The request – Reproduce the entries from their first line up to and including the line with "Chart.defaults.color = '#000';". Leave out everything after it.

Extracted data –
------------------------
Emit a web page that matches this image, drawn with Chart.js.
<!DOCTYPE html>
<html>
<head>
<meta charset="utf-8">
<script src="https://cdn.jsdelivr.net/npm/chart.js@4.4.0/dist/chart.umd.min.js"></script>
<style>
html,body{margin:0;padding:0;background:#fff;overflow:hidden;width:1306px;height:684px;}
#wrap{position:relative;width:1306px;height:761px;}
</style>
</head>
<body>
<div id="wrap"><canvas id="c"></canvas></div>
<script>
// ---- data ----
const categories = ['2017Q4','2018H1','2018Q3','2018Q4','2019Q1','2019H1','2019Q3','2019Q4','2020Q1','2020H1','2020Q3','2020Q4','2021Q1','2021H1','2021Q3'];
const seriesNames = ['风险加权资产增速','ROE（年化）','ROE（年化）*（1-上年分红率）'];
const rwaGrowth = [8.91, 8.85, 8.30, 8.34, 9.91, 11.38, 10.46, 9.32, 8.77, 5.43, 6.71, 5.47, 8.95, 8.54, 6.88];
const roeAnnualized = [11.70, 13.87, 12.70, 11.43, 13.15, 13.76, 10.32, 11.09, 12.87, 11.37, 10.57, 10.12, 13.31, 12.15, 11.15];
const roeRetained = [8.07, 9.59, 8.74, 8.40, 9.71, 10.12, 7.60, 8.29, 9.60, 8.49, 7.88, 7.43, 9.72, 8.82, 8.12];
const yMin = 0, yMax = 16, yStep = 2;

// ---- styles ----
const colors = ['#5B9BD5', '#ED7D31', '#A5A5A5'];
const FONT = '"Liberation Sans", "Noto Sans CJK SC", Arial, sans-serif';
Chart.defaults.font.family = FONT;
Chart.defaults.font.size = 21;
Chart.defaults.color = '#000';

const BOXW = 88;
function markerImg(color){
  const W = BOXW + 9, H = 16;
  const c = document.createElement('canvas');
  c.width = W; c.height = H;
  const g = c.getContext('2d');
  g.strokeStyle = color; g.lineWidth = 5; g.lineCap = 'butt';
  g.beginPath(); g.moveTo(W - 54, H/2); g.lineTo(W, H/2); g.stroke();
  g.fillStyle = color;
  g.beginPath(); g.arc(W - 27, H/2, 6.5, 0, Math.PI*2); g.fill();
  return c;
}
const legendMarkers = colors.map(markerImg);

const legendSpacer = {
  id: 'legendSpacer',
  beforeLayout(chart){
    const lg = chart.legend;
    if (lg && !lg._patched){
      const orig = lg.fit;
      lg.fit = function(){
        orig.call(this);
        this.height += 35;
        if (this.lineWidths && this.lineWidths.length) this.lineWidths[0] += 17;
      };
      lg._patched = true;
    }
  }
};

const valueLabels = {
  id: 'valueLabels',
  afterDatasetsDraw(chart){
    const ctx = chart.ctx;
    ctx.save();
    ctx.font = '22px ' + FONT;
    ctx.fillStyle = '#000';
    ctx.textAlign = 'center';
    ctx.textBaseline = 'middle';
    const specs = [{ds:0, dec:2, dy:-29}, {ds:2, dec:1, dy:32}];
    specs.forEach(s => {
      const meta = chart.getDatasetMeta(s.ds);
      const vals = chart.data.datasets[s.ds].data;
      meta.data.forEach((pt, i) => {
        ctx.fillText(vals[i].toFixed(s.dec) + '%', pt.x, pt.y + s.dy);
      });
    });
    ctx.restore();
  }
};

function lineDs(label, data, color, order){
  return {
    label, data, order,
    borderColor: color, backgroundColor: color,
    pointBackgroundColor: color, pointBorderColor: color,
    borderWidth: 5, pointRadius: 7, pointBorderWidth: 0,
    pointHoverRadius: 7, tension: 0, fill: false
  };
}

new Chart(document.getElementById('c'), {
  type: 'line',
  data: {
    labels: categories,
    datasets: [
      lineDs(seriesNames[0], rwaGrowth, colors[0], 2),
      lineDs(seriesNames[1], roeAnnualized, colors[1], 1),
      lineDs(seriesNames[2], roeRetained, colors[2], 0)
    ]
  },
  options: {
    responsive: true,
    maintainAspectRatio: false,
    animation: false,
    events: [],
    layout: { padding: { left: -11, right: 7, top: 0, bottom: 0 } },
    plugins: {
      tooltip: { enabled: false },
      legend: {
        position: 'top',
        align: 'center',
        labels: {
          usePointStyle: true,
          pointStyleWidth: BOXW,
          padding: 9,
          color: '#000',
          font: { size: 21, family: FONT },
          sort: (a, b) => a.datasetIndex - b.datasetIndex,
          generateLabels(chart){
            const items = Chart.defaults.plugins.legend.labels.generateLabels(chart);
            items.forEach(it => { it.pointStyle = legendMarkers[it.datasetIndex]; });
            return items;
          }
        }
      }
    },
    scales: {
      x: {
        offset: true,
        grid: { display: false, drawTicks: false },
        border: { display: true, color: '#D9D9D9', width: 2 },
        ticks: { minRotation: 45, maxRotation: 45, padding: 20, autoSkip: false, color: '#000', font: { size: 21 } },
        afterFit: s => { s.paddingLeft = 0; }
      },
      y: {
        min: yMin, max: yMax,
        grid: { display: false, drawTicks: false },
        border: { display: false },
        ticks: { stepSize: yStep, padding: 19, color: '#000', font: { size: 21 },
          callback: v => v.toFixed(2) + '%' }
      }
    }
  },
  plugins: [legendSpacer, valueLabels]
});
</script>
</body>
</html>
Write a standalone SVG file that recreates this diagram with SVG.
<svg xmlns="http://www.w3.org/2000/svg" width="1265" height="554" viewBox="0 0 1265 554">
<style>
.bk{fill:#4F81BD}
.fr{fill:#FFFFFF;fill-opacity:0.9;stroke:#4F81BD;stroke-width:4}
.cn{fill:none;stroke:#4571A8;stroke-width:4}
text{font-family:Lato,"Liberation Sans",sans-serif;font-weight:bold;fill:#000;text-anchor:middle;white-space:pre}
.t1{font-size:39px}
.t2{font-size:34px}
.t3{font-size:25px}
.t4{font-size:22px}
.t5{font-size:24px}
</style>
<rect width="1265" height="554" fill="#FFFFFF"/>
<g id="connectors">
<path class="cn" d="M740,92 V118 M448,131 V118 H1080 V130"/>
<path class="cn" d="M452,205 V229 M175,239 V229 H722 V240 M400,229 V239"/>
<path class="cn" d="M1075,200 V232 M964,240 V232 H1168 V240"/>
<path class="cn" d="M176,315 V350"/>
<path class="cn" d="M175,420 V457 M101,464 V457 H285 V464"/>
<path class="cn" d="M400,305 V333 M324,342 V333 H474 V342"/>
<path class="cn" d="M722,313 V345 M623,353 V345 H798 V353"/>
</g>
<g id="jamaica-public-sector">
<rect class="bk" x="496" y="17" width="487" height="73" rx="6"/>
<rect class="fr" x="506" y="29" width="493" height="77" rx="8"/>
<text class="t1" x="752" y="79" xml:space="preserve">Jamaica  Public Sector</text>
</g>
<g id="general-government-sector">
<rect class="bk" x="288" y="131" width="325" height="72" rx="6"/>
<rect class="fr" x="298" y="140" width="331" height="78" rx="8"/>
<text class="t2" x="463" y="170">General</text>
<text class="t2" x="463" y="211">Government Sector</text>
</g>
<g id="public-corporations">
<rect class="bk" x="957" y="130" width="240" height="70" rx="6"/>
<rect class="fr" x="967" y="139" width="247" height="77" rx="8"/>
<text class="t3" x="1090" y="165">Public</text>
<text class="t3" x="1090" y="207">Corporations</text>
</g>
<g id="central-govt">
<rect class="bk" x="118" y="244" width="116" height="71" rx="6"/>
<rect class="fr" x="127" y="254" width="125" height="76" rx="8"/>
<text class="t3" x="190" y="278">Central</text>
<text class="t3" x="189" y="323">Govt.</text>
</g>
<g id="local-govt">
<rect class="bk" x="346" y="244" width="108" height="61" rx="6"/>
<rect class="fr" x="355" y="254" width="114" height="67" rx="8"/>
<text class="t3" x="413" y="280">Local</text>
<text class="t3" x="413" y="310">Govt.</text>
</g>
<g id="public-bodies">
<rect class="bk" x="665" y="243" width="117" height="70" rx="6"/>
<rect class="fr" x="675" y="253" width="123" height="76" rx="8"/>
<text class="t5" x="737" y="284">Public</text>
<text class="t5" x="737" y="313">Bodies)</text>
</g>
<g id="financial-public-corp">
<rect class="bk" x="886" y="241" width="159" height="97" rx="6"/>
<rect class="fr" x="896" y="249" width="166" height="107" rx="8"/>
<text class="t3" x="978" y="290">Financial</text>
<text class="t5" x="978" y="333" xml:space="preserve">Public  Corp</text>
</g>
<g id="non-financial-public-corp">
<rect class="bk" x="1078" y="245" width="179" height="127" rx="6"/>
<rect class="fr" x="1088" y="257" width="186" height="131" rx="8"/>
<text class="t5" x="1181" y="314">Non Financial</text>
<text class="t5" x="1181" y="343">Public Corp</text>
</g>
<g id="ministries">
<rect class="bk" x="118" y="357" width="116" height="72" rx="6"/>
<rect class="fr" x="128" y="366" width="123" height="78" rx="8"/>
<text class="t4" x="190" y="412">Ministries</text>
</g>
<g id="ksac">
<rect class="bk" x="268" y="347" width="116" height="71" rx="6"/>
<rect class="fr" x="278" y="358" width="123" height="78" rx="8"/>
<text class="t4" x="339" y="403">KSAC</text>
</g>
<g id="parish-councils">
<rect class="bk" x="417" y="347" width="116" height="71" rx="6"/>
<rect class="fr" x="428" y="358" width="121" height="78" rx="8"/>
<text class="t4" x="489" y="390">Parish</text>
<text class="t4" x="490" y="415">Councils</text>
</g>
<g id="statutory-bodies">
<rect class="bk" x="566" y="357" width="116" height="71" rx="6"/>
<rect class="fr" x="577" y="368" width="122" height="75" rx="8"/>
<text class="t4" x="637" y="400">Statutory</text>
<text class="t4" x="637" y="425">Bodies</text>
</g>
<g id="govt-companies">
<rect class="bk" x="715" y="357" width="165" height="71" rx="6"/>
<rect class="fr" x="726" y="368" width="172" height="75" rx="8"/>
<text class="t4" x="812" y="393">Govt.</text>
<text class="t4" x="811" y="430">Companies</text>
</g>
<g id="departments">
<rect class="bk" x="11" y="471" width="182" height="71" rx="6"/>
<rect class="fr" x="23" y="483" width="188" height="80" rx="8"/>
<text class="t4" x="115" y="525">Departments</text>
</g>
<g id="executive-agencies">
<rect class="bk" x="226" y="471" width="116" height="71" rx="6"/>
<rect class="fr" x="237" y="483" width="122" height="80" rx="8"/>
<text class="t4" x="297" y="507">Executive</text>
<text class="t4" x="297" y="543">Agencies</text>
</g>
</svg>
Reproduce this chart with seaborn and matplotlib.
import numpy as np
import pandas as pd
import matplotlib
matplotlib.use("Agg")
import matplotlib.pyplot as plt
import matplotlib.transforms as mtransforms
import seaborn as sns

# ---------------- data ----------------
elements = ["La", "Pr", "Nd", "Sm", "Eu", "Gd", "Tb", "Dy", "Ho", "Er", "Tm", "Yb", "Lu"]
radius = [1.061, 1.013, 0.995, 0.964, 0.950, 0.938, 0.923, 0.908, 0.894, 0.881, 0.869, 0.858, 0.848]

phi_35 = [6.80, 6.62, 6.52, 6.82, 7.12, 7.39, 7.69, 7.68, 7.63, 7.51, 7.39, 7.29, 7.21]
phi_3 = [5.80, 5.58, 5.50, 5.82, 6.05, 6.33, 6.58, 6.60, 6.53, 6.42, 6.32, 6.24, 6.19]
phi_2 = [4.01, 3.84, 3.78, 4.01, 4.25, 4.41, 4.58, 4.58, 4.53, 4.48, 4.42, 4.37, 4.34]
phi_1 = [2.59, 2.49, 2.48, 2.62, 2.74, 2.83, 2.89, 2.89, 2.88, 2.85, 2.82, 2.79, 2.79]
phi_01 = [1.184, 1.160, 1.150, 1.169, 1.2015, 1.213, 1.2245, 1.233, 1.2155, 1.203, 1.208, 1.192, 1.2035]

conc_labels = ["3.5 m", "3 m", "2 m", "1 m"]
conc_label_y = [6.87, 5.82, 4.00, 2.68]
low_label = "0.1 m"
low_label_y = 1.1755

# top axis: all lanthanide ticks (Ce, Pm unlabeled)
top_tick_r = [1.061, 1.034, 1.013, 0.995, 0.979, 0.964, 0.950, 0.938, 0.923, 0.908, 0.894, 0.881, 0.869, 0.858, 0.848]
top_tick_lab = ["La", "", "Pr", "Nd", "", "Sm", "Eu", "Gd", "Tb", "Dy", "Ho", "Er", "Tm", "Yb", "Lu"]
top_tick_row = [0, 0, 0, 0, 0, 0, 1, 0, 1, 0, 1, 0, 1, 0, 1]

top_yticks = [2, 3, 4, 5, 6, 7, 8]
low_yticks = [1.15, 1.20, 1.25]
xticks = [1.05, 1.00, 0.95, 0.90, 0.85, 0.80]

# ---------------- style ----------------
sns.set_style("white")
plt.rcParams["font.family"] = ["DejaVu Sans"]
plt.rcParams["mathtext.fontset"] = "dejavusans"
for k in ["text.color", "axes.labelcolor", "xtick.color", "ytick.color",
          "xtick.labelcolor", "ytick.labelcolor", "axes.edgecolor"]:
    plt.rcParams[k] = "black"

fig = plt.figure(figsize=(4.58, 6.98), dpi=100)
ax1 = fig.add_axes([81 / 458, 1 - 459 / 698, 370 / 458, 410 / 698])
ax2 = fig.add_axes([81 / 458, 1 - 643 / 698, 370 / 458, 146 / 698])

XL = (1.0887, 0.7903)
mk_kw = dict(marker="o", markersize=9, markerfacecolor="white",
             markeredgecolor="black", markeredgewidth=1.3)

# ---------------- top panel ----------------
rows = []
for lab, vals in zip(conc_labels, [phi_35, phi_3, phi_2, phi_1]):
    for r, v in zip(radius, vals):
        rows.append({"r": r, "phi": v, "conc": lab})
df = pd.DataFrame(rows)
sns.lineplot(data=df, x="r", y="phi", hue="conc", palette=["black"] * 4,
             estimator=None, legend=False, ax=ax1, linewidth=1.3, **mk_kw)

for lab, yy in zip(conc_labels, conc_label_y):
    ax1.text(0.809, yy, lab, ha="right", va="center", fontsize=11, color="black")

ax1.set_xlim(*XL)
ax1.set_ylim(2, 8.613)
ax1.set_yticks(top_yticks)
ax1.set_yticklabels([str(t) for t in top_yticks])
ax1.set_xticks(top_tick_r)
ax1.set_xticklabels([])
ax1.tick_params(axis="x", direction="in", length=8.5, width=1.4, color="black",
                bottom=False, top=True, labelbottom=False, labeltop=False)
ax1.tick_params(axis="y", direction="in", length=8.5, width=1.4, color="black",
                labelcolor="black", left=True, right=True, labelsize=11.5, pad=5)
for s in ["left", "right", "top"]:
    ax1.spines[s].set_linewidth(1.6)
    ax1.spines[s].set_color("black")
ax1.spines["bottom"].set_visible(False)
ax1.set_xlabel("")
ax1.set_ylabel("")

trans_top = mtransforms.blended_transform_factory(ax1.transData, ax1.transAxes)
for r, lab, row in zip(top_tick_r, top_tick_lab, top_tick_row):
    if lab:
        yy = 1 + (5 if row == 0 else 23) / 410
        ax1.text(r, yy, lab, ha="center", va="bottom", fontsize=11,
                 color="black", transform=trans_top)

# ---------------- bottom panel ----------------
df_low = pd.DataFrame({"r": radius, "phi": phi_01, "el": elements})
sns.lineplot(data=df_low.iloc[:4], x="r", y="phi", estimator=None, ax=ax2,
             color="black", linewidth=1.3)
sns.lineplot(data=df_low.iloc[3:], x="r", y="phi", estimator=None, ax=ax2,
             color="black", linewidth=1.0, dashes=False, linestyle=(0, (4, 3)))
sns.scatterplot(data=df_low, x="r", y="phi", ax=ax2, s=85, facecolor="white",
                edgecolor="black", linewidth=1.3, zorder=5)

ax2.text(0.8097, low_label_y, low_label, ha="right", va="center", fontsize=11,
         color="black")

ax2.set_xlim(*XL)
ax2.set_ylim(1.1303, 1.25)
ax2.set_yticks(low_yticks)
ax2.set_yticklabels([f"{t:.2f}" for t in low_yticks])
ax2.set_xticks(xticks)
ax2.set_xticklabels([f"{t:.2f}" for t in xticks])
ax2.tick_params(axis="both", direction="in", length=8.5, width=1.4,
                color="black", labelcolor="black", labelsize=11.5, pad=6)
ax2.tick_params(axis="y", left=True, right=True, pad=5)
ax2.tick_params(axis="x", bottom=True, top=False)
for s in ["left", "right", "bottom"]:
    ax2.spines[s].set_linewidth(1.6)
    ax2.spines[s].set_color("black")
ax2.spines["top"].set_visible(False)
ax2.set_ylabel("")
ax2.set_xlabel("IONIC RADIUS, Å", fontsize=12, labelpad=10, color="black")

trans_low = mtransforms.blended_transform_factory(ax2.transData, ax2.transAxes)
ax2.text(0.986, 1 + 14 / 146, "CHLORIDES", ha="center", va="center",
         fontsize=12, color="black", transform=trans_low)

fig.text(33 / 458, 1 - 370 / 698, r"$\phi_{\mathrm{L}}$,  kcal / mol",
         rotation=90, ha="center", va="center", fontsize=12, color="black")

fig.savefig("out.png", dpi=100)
------------------------
Solution –
Emit a web page that matches this image, drawn with Chart.js.
<!DOCTYPE html>
<html>
<head>
<meta charset="utf-8">
<script src="https://cdn.jsdelivr.net/npm/chart.js@4.4.0/dist/chart.umd.min.js"></script>
<style>
html,body{margin:0;padding:0;background:#fff;overflow:hidden;width:1306px;height:684px;}
#wrap{position:relative;width:1306px;height:761px;}
</style>
</head>
<body>
<div id="wrap"><canvas id="c"></canvas></div>
<script>
// ---- data ----
const categories = ['2017Q4','2018H1','2018Q3','2018Q4','2019Q1','2019H1','2019Q3','2019Q4','2020Q1','2020H1','2020Q3','2020Q4','2021Q1','2021H1','2021Q3'];
const seriesNames = ['风险加权资产增速','ROE（年化）','ROE（年化）*（1-上年分红率）'];
const rwaGrowth = [8.91, 8.85, 8.30, 8.34, 9.91, 11.38, 10.46, 9.32, 8.77, 5.43, 6.71, 5.47, 8.95, 8.54, 6.88];
const roeAnnualized = [11.70, 13.87, 12.70, 11.43, 13.15, 13.76, 10.32, 11.09, 12.87, 11.37, 10.57, 10.12, 13.31, 12.15, 11.15];
const roeRetained = [8.07, 9.59, 8.74, 8.40, 9.71, 10.12, 7.60, 8.29, 9.60, 8.49, 7.88, 7.43, 9.72, 8.82, 8.12];
const yMin = 0, yMax = 16, yStep = 2;

// ---- styles ----
const colors = ['#5B9BD5', '#ED7D31', '#A5A5A5'];
const FONT = '"Liberation Sans", "Noto Sans CJK SC", Arial, sans-serif';
Chart.defaults.font.family = FONT;
Chart.defaults.font.size = 21;
Chart.defaults.color = '#000';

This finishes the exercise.